Derbyshire's beloved ducks.
Derbyshire's beloved ducks.

We hope you spotted our April Fool’s Day online story earlier today because you can now all breath easily to know there are no plans for any statues of ducks across Derbyshire.

But if you fancy another giggle, see if you can spot the obvious clues that were bound to have given us away the first time around in the story below...

And for now we wish all our readers a Happy Easter Break!

Derbyshire’s most beloved bird - the duck - which is already honoured by the county’s favourite catchphrase “ay up, me duck” is set to be further immortalised with statues across the region.

Local authorities are considering planning applications from the Derbyshire Duck Lovers’ Society for statues of the county’s favourite bird to stand tall and proud at major landmarks in Chesterfield, Matlock, Buxton, Ripley, Belper and Ilkeston.

Derbyshire Duck Lovers Society chairman Uve Binhaad said: “Ducks have a very special place in all the hearts of the people of Derbyshire so they deserve a special place in the hearts of the region’s towns.

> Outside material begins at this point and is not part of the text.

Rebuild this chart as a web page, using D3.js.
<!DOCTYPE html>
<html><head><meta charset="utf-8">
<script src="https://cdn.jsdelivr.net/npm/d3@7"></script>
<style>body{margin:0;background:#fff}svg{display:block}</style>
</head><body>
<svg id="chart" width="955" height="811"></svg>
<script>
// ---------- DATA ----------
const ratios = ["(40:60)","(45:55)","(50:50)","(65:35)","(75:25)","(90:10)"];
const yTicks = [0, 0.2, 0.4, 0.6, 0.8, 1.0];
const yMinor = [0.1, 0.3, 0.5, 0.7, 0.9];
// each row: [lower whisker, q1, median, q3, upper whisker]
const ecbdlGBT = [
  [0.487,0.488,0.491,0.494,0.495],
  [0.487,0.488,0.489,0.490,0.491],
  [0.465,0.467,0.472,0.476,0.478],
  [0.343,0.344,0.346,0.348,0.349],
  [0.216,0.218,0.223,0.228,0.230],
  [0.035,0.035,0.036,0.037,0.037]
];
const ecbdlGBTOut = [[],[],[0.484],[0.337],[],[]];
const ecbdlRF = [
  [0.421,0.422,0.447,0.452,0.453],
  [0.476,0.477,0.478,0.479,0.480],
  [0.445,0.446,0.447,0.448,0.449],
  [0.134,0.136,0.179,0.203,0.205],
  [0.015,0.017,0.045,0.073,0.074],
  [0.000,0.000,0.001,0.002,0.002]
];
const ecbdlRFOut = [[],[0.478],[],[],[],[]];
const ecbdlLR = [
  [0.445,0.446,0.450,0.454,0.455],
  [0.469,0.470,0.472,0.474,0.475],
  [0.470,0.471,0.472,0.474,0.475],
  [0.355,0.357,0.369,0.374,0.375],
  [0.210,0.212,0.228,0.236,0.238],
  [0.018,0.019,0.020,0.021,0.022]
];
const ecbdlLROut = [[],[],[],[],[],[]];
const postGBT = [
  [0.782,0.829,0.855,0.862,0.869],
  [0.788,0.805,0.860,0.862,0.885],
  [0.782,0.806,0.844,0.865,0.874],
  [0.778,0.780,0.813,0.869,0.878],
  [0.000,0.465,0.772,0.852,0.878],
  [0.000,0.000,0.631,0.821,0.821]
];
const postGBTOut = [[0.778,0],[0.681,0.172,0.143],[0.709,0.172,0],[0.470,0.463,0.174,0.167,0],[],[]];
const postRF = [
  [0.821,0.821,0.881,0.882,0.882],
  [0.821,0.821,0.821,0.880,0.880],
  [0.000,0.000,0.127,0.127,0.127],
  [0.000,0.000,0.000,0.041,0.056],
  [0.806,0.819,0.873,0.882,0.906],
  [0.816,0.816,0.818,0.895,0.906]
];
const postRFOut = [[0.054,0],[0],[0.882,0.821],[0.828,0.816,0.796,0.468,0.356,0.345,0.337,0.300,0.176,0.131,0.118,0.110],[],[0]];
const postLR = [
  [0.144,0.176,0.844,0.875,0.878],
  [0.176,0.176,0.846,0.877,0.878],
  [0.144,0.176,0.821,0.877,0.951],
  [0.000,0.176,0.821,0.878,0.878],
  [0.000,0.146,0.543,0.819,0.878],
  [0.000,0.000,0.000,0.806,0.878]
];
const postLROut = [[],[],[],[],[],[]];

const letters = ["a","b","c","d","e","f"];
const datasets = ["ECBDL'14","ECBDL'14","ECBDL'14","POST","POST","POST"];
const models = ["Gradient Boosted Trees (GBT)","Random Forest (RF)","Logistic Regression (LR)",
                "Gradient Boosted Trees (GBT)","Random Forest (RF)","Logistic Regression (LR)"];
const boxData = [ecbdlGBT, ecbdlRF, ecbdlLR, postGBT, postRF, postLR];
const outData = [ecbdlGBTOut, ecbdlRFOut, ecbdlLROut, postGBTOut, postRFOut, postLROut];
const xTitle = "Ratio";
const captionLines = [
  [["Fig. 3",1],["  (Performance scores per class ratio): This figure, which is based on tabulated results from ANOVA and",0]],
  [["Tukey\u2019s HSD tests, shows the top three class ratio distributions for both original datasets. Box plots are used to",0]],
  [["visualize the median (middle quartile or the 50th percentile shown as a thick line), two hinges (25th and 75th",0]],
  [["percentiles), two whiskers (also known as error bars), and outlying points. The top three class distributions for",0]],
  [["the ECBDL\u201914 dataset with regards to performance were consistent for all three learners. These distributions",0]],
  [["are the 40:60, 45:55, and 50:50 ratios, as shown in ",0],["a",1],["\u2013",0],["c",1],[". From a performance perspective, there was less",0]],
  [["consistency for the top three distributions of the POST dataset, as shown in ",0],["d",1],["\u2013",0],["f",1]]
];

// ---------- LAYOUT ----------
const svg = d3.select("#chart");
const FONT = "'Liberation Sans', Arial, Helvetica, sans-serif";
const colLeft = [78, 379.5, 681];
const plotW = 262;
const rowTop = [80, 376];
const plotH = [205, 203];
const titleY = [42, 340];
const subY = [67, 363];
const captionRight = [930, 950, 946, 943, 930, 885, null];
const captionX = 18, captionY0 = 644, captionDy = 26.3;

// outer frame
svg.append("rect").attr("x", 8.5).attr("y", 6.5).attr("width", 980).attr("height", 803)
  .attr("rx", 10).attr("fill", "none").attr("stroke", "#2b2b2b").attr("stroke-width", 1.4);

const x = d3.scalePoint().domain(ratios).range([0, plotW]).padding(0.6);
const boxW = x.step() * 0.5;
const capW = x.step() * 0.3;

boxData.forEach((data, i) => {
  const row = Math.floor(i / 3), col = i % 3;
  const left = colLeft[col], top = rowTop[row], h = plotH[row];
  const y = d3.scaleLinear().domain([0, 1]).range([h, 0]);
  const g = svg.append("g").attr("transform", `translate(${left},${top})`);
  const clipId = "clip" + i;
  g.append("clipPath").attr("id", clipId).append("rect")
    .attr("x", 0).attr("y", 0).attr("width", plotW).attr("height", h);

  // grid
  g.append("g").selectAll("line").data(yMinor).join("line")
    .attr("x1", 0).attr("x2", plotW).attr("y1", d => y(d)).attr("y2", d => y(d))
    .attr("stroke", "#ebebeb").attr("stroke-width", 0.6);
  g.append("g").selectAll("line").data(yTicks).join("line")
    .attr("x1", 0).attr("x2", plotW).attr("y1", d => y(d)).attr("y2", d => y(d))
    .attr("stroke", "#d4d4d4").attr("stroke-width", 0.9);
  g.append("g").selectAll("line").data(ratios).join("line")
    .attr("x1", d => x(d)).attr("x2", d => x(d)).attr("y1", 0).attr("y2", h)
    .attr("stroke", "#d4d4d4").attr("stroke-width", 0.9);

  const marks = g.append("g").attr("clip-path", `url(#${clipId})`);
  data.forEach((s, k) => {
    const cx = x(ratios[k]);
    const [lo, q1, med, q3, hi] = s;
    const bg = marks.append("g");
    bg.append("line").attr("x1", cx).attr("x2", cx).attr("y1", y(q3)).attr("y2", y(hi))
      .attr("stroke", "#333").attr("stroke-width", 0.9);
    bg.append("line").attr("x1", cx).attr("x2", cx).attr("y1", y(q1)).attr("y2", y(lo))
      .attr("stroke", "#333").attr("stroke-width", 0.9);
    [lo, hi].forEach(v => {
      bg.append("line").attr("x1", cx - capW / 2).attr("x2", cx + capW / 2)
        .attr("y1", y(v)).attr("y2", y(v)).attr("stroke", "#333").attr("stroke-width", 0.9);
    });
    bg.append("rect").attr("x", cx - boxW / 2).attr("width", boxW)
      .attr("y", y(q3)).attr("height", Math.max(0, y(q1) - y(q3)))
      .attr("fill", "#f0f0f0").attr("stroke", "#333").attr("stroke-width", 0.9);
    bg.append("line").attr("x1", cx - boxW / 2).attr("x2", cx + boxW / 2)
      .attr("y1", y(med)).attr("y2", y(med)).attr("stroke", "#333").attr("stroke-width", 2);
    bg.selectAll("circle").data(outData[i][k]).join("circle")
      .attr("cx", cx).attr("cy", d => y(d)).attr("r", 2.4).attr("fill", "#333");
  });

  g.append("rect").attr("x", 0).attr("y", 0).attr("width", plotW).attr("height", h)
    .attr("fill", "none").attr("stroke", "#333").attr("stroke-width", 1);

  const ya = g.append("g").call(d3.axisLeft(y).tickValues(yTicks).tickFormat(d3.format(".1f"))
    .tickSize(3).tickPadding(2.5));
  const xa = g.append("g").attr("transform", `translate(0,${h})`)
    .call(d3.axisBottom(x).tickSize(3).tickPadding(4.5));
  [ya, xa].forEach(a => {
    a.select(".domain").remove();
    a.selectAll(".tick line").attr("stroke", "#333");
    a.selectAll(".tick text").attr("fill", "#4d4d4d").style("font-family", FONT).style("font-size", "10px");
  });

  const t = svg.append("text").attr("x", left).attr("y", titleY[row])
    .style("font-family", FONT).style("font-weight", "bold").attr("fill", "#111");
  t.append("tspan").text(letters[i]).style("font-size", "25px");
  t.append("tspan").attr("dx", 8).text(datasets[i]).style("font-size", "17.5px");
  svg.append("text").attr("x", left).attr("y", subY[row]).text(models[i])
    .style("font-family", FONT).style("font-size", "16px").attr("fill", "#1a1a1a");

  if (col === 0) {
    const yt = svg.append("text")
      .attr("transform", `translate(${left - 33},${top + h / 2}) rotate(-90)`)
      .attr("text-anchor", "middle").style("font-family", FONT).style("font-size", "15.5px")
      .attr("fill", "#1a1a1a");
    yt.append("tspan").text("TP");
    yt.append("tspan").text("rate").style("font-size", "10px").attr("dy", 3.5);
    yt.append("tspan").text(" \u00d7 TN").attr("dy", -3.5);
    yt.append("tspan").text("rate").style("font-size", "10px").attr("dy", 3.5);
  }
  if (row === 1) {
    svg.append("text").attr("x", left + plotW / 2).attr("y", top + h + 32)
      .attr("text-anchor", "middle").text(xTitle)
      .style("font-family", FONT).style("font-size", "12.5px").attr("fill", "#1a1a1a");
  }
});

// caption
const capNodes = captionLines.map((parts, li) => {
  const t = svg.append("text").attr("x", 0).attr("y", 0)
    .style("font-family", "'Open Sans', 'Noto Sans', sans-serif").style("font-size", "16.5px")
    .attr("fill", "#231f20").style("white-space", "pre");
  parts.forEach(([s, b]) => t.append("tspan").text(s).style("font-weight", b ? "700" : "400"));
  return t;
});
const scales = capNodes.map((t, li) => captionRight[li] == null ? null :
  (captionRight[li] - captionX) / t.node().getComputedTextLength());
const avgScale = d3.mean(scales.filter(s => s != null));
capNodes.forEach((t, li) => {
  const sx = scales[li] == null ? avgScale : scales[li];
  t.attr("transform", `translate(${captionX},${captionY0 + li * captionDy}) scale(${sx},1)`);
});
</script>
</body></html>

“It is hoped the statues will one day share the same fame as Chesterfield’s Crooked Spire, Matlock Bath’s famous Heights of Abraham, Buxton’s Pavilion Gardens, the Heage Windmill, Butterley’s Midland Railway, and Erewash Museum.”

Early proposals are to build individual 20ft drake ducks with their marvellous wings spread and poised for flight and where possible ponds are to be dug to attract the real birds to a feeding area to be enjoyed by tourists.

One planned location is the Horns Bridge roundabout, at Chesterfield, where the statue will hopefully join the Growth Sculpture with plans for a duck-crossing so birds can safely navigate the busy three-lane roundabout to the site.

The one big point of contention that has got bird campaigners in a flap is who will pick up the large bill for the ambitious project.

Many already feel the plans could fall fowl of some tough planning regulations and the projects have been described by critics as “completely quackers”.